- Given instruction
Collect from the data below each line with "page".
"""
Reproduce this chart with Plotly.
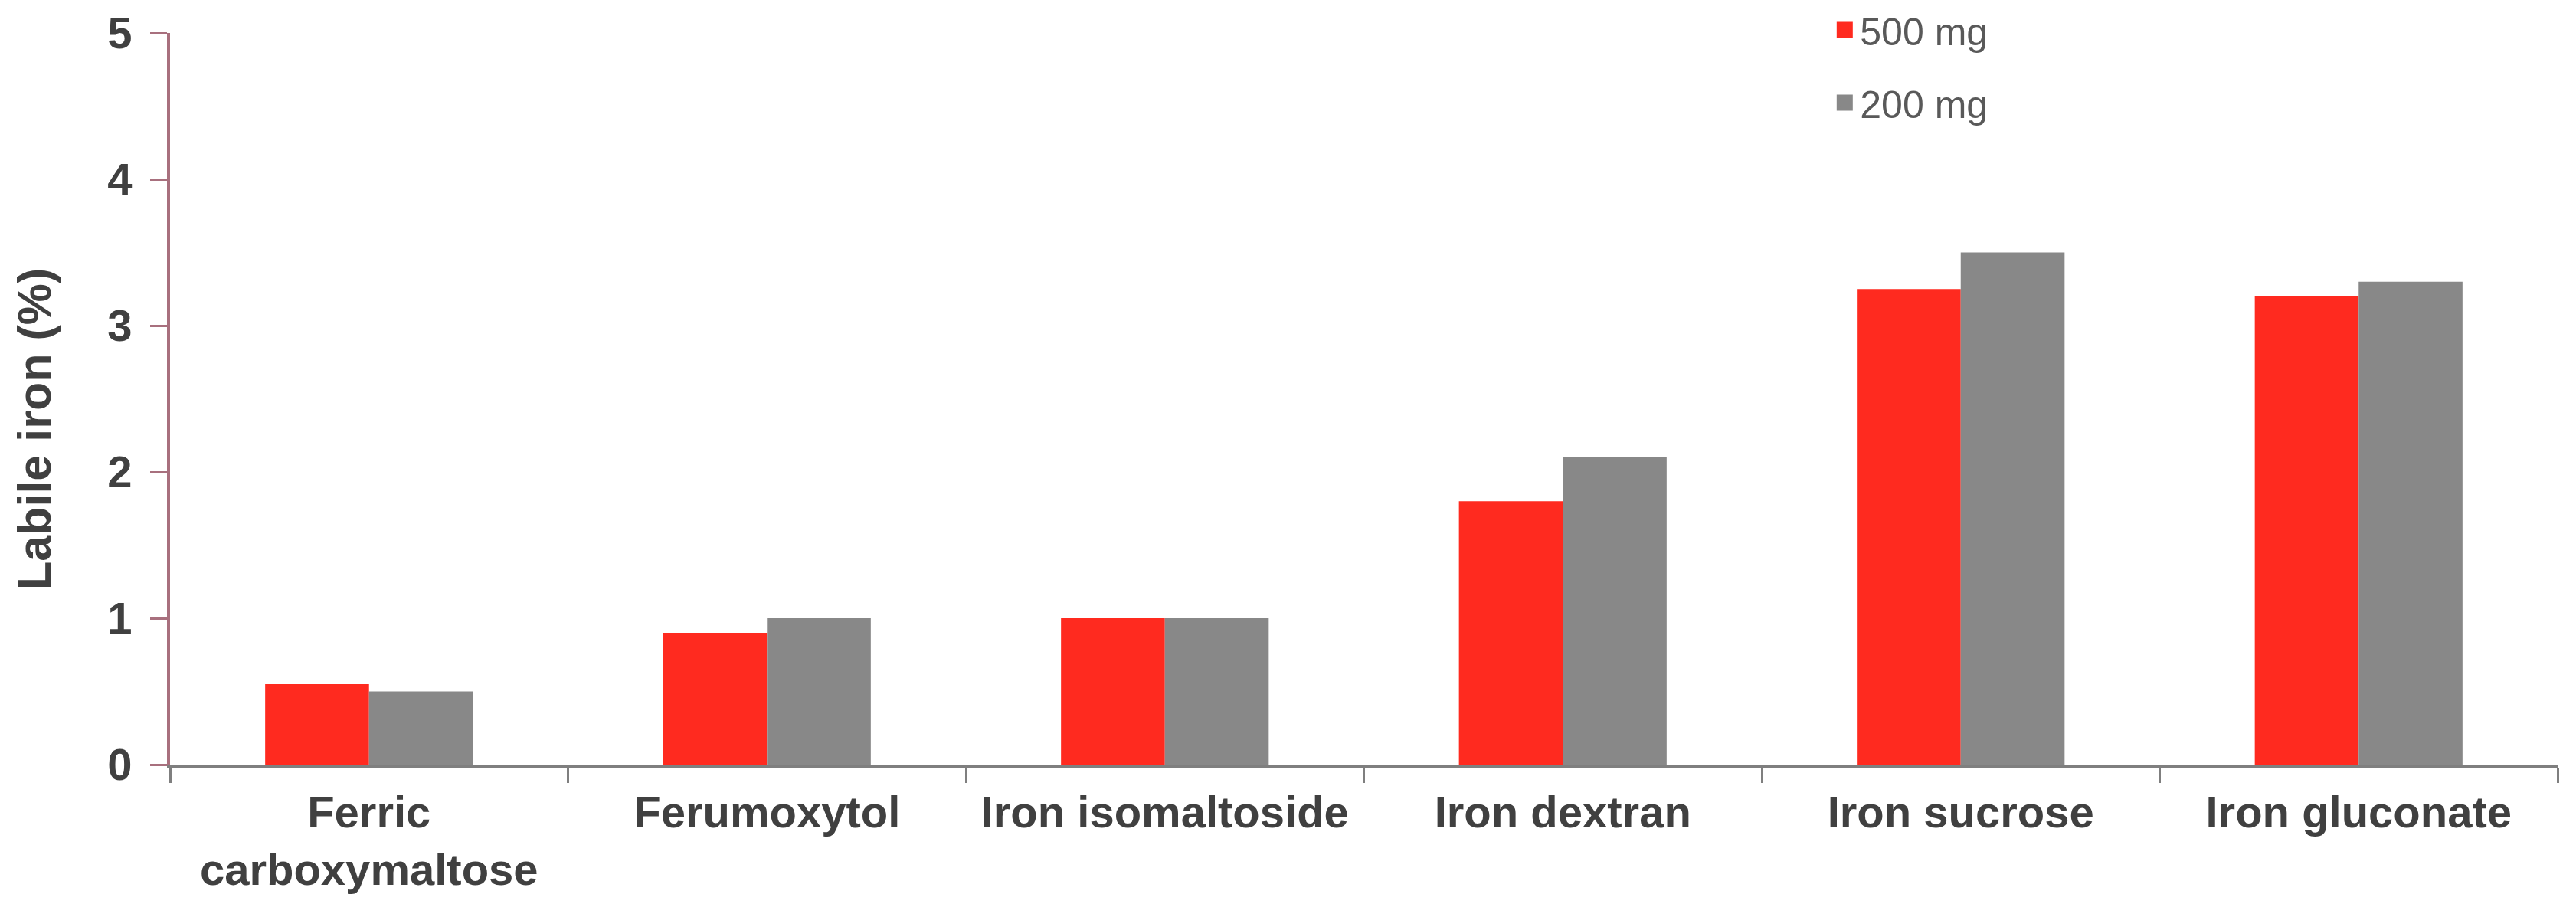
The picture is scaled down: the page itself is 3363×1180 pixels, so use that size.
import plotly.graph_objects as go

# Data
categories = ["Ferric<br>carboxymaltose", "Ferumoxytol", "Iron isomaltoside",
              "Iron dextran", "Iron sucrose", "Iron gluconate"]
dose_500mg = [0.55, 0.9, 1.0, 1.8, 3.25, 3.2]
dose_200mg = [0.5, 1.0, 1.0, 2.1, 3.5, 3.3]
series_names = ["500 mg", "200 mg"]
series_colours = ["#FF2A1F", "#888888"]
y_ticks = [0, 1, 2, 3, 4, 5]

font_family = "Liberation Sans, Arial, sans-serif"
text_colour = "#404040"

fig = go.Figure()
for name, values, colour in zip(series_names, [dose_500mg, dose_200mg], series_colours):
    fig.add_trace(go.Bar(x=categories, y=values, name=name, showlegend=False,
                         marker=dict(color=colour, line_width=0)))

# legend entries with bigger square swatches
for i, (name, colour) in enumerate(zip(series_names, series_colours)):
    fig.add_trace(go.Scatter(x=[None], y=[None], mode="markers", name=name,
                             legendgroup=f"g{i}",
                             marker=dict(symbol="square", size=16, color=colour,
                                         line=dict(color=colour, width=5))))

# page body keeps its default 8px margin, so the figure is 16px smaller
fig.update_layout(
    width=3355, height=1172,
    margin=dict(l=214, r=24, t=35, b=182, autoexpand=False),
    paper_bgcolor="white",
    plot_bgcolor="white",
    barmode="group",
    bargap=0.478,
    bargroupgap=0,
    showlegend=True,
    legend=dict(x=0.695, y=1.045, xanchor="left", yanchor="top",
                font=dict(family=font_family, size=50, color="#595959"),
                tracegroupgap=27, itemwidth=30, bgcolor="rgba(0,0,0,0)"),
    font=dict(family=font_family),
)

fig.update_xaxes(
    showline=True, linecolor="#7F7F7F", linewidth=4,
    ticks="outside", tickson="boundaries", ticklen=20, tickwidth=3, tickcolor="#7F7F7F",
    tickfont=dict(family=font_family, size=58, color=text_colour, weight="bold"),
    ticklabelstandoff=8,
    showgrid=False, zeroline=False,
)
fig.update_yaxes(
    range=[0, 5], tickvals=y_ticks,
    showline=True, linecolor="#A8707E", linewidth=4,
    ticks="outside", ticklen=22, tickwidth=3, tickcolor="#A8707E",
    tickfont=dict(family=font_family, size=58, color=text_colour, weight="bold"),
    ticklabelstandoff=12,
    showgrid=False, zeroline=False,
)

# Y-axis title placed as annotation to match its off-centre position
fig.add_annotation(
    text="Labile iron (%)", textangle=-90,
    x=-0.0568, y=0.4586, xref="paper", yref="paper",
    xanchor="center", yanchor="middle", showarrow=False,
    font=dict(family=font_family, size=61, color=text_colour, weight="bold"),
)

fig.write_html("out.html")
"""
- Output for this exercise
The picture is scaled down: the page itself is 3363×1180 pixels, so use that size.
# page body keeps its default 8px margin, so the figure is 16px smaller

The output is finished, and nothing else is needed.